Futbolda bir maç önü, bir maç bir de maç sonu vardır. Önünü ve maçı iyi organize edemezsen, sonunda üzülürsün.
Peki Tudor ne yaptı şöyle bir göz atalım.
Maçtan önce Beyefendi TRT Spor'a röportaj verdi. Dinlemişsinizdir. Ne dediğini, "Takımda çok değişiklik olacak. Her mevkii için oyuncu bakıyoruz. Karakterli oyuncu istiyorum." Tabi o konuşurken muhtemelen ertesi gün Başakşehir maçına çıkacak oyuncular da dinliyordu. Ne düşündüler peki, "Hoca bizim hepimizi kovacak, bize karaktersiz diyor…"

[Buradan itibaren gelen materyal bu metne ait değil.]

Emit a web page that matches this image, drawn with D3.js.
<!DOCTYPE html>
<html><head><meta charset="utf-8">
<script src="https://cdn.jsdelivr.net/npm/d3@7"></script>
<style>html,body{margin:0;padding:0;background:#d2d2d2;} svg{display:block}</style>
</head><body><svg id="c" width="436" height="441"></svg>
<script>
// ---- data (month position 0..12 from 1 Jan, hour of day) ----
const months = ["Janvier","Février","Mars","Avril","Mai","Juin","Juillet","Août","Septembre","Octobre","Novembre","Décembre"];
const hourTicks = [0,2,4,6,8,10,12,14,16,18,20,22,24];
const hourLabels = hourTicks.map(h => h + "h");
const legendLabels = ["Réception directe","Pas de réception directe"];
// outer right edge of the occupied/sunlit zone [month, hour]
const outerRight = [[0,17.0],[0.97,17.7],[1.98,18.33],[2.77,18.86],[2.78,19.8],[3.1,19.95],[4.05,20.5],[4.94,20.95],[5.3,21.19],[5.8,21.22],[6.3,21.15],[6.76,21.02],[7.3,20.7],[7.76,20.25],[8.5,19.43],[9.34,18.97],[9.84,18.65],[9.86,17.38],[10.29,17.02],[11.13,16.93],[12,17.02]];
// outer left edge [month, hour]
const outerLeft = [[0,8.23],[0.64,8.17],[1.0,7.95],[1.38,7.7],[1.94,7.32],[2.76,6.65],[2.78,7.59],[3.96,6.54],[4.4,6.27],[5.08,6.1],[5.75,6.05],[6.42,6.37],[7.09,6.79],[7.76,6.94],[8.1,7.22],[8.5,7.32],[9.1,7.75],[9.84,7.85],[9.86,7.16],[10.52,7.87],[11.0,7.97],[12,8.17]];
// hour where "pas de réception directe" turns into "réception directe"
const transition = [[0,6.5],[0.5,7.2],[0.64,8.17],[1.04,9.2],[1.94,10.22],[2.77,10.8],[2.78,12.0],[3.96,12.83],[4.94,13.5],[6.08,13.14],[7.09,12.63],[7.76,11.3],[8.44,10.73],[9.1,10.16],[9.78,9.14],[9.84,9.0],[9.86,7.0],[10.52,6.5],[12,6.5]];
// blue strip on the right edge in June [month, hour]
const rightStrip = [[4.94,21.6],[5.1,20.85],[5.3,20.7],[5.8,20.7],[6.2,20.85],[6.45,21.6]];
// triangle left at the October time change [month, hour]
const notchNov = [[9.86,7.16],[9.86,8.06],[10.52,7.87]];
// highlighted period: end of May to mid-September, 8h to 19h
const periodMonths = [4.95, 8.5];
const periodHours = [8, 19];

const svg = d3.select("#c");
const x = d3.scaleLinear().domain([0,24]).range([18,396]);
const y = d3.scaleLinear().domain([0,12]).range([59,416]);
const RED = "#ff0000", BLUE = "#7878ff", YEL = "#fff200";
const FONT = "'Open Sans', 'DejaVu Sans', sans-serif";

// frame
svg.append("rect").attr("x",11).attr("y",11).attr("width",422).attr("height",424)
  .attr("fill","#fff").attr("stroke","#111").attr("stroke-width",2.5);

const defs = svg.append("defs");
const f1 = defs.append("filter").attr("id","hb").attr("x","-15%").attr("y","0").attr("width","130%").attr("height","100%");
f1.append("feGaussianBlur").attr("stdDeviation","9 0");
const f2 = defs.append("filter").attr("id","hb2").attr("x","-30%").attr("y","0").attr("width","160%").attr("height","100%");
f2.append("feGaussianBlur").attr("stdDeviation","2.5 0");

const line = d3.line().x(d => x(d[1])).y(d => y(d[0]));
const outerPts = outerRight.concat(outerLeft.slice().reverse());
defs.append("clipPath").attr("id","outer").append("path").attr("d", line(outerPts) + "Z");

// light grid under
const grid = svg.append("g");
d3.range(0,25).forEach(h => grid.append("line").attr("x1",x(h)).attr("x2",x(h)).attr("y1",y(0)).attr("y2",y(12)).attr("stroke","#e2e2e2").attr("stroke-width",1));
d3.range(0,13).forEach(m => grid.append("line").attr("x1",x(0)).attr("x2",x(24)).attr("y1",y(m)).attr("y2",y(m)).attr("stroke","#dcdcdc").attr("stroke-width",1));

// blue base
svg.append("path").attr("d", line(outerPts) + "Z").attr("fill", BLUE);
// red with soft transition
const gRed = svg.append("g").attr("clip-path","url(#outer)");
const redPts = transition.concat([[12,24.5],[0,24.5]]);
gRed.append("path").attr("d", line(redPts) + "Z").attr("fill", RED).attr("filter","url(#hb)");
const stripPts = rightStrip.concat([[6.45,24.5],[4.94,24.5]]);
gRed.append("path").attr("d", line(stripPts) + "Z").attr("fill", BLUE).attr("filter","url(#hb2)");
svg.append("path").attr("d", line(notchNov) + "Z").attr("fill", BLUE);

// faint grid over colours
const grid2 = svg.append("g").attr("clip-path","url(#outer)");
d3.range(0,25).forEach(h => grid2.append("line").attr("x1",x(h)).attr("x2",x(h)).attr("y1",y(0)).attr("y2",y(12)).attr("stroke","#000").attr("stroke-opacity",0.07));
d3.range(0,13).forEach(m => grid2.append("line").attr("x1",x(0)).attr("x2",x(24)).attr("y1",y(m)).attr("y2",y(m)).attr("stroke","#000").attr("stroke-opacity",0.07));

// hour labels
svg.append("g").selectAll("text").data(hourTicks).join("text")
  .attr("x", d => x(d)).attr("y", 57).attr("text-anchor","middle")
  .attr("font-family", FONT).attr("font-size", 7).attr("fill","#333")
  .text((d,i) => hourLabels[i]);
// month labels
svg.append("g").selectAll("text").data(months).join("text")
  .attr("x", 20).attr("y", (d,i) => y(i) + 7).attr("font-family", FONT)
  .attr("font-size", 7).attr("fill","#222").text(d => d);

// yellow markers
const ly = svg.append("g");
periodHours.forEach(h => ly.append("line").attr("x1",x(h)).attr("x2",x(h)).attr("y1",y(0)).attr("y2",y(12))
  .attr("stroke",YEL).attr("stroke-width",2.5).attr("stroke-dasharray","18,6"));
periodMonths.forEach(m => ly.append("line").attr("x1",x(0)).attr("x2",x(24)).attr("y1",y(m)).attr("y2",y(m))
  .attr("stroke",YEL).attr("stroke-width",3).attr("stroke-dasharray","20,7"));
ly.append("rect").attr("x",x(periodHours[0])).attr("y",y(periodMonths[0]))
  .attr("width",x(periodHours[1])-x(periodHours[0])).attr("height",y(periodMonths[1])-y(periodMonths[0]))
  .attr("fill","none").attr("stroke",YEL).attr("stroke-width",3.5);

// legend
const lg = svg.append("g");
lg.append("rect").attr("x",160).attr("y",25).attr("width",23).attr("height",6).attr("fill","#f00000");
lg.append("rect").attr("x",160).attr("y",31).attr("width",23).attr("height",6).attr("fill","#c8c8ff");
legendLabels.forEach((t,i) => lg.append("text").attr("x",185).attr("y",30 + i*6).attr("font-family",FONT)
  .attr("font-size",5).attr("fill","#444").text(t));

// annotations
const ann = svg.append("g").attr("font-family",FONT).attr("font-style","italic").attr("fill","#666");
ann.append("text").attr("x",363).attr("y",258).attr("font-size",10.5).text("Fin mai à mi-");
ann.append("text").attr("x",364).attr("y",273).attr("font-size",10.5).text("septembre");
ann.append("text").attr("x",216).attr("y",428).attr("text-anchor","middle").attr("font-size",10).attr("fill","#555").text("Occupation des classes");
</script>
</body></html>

Sonra maça geldik.. Bir skandal daha. Övgüler yağdırdığı Podolski yok. Takımı sahaya 5 kanat oyuncusuyla çıkarmış. Beklerle, stoperlerle herkesle oynamış. Ama hakkını yemeyelim, kaleci Muslera'nın yerini değiştirmemiş. Bu kadroyu gören Abdullah Avcı'nın yayıncı kuruluşa verdiği röportajdaki beden diline bir bakın, "Nasıl rahat, ne kadar manali bir tebessüm var" yüzünde. Avcı'nın beden dilini tercüme edin, "Av ayağıma geldi" diyor.
Maç başladı, Galatasaray'da tam bir kaos hakim. Kimin ne yaptığı belli değil. Tam da Tudor’un pişirip, Aslan'a sunduğu bir ziyafet ortamı var.

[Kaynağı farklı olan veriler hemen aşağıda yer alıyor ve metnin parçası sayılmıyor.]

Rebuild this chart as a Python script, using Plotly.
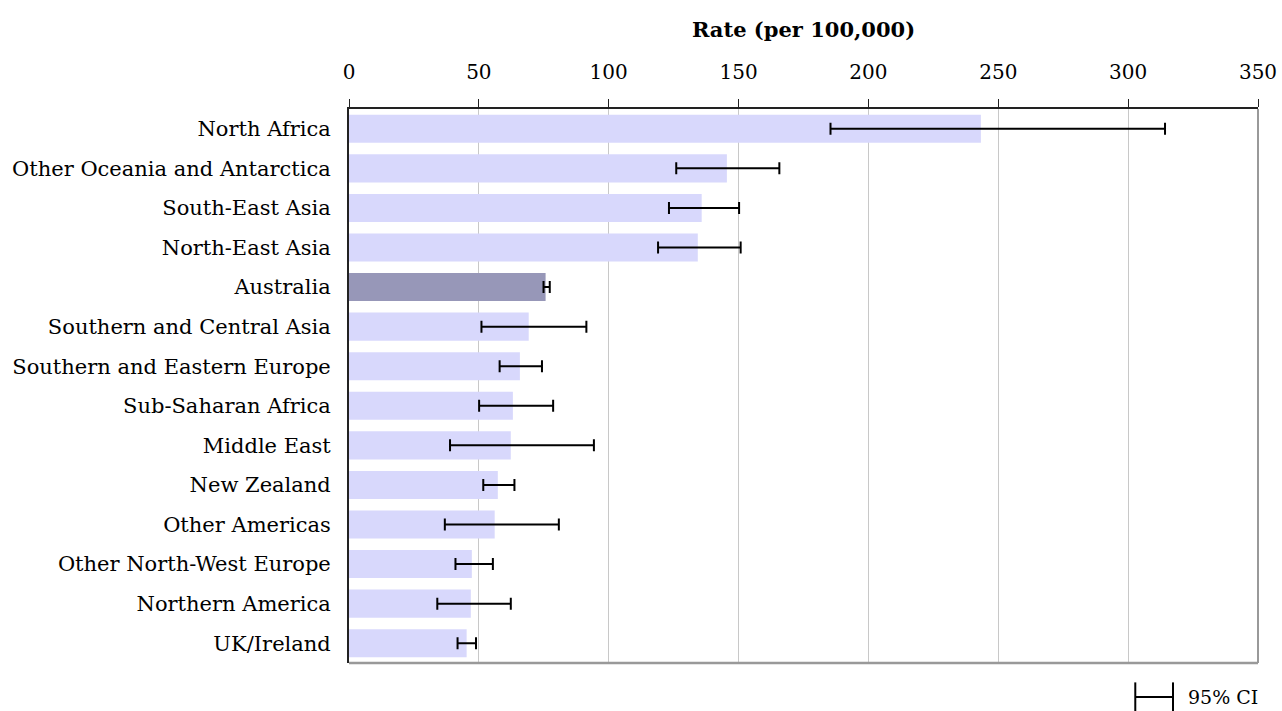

Ben Galatasaray başkanı olsam, Tudor'u maçtan sonra ilk uçakla Hırvatistan'a yollardım. Tekniği, taktiği, sistemi bir kenara koyun, bu saçmalığın savunması da izahı da olmaz.
Yanlış anlamayın, ben istikrardan yanayım, hocaların birkaç yenilgiyle gönderilmesine karşı çıkanlardanım. Ama böyle yenilgi affedilir gibi değil. Diyelim ki rakibi analiz edemedin, kendi takımını niye dağıttın böyle.
Tudor o röportajında bir örnek daha vermişti. Atletico Madrid'i örnek gösterip, onu modelleme niyetinde olduğunu ima etmişti. Tudor'un durumu birkaç iyi maç oynayınca kendini büyük futbolcu zannedip, kabardıkça sönen yıldız adaylarına benziyor. Birkaç maç kazanınca kendini Diego Simoene'nin başarılarını gerçekleştirecek potansiyelde görmek haddini bilmemektir.
Riekerink atasözlerini severdi. Hırvatistan'da da benzerleri var mı bilmiyorum ama yazımı Tudor'a uyan veciz bir atasözüyle bitiriyorum,
"Abdal ata binince bey oldum sanır, şalgam aşa girince yağ oldum sanır."